BELLINI, Jacopo
(b. ca. 1400, Venezia, d. 1470, Venezia)

Nativity

1440s
Leadpoint, 290 x 427 mm
Musée du Louvre, Paris

Jacopo Bellini's extraordinary compositional imagination is seen in his surviving drawings, which were made on sheets of parchment or paper that were then bound into drawing books. They were probably intended to be model books that could be used in his workshop and by his descendants - as indeed they were - and also as a record of his style and attainments. The two such books that survive, one of drawings on paper in the British Museum, the other, on parchment, in the Louvre are datable c. 1450; both include subjects that range from the scriptural, mythological, and archeological to the fantastic. The books were inherited by Gentile Bellini, who had his father's rubbed and faded leadpoint drawings in the Paris volume retouched in pen; those in London remain in leadpoint.
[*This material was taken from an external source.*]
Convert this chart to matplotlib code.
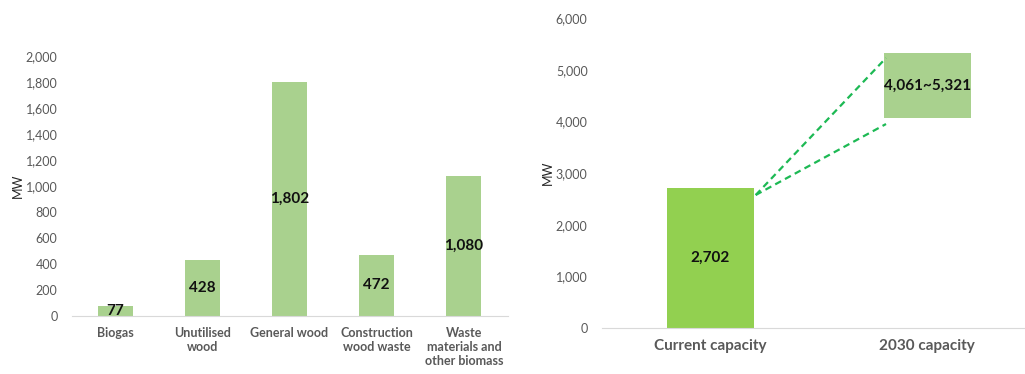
import matplotlib
matplotlib.use('Agg')
import matplotlib.pyplot as plt

plt.rcParams['font.family'] = ['Lato', 'DejaVu Sans']

# left panel: capacity by fuel type
fuels = ['Biogas', 'Unutilised\nwood', 'General wood', 'Construction\nwood waste',
         'Waste\nmaterials and\nother biomass']
fuel_mw = [77, 428, 1802, 472, 1080]

# right panel: current vs 2030
cap_labels = ['Current capacity', '2030 capacity']
current_mw = 2702
target_low = 4061
target_high = 5321
# dashed guide lines (value at current bar edge, values at 2030 box edge)
guide_start = 2574
guide_ends = [5226, 3948]

light = '#A9D18E'
bright = '#92D050'
tick_col = '#595959'

fig = plt.figure(figsize=(10.25, 3.74), dpi=100)
W, H = 1025, 374

def style(ax):
    for s in ['top', 'right', 'left']:
        ax.spines[s].set_visible(False)
    ax.spines['bottom'].set_color('#D9D9D9')
    ax.tick_params(axis='both', length=0, colors=tick_col)
    ax.yaxis.set_major_formatter(matplotlib.ticker.StrMethodFormatter('{x:,.0f}'))

# ---- left ----
ax1 = fig.add_axes([71.5 / W, (H - 316) / H, 436 / W, 260 / H])
x = range(len(fuels))
ax1.bar(x, fuel_mw, width=0.4, color=light)
ax1.set_xlim(-0.5, len(fuels) - 0.5)
ax1.set_ylim(0, 2000)
ax1.set_yticks(range(0, 2001, 200))
ax1.set_xticks(list(x))
ax1.set_xticklabels(fuels, fontsize=9, fontweight='bold', color='#262626', va='top')
ax1.tick_params(axis='x', pad=8)
ax1.tick_params(axis='y', labelsize=9, pad=10)
style(ax1)
ax1.set_ylabel('MW', fontsize=9, color='#262626', labelpad=1)
for i, v in enumerate(fuel_mw):
    ax1.text(i, max(v / 2, 15), f'{v:,}', ha='center', va='center',
             fontsize=11, fontweight='bold', color='#111111')

# ---- right ----
ax2 = fig.add_axes([601.5 / W, (H - 328) / H, 423.5 / W, 310 / H])
ax2.bar([0], [current_mw], width=0.4, color=bright)
ax2.bar([1], [target_high - target_low], bottom=target_low, width=0.4, color=light)
ax2.set_xlim(-0.5, 1.45)
ax2.set_ylim(0, 6000)
ax2.set_yticks(range(0, 6001, 1000))
ax2.set_xticks([0, 1])
ax2.set_xticklabels(cap_labels, fontsize=11, fontweight='bold', color='#262626')
ax2.tick_params(axis='x', pad=8)
ax2.tick_params(axis='y', labelsize=9, pad=10)
style(ax2)
ax2.set_ylabel('MW', fontsize=9, color='#262626', labelpad=1.5)
ax2.text(0, current_mw / 2, f'{current_mw:,}', ha='center', va='center',
         fontsize=11, fontweight='bold', color='#111111')
ax2.text(1, (target_low + target_high) / 2, f'{target_low:,}~{target_high:,}',
         ha='center', va='center', fontsize=11, fontweight='bold', color='#111111')
for e in guide_ends:
    ax2.plot([0.21, 0.81], [guide_start, e], ls=(0, (3, 2)), color='#1DB954', lw=1.6)

fig.savefig('out.png', dpi=100)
Jacopo's drawings make it clear that he had learned the principles of Albertian perspective without losing his northern Italian interest in a panoramic conception of nature. His strict adherence to perspective occasionally results in absurdly rapid perspective recessions, but his adoption of the system's single point of view enables him to place human figures in a reasonable relationship to architectural and natural space.

The Nativity scene is from the model book in the Louvre.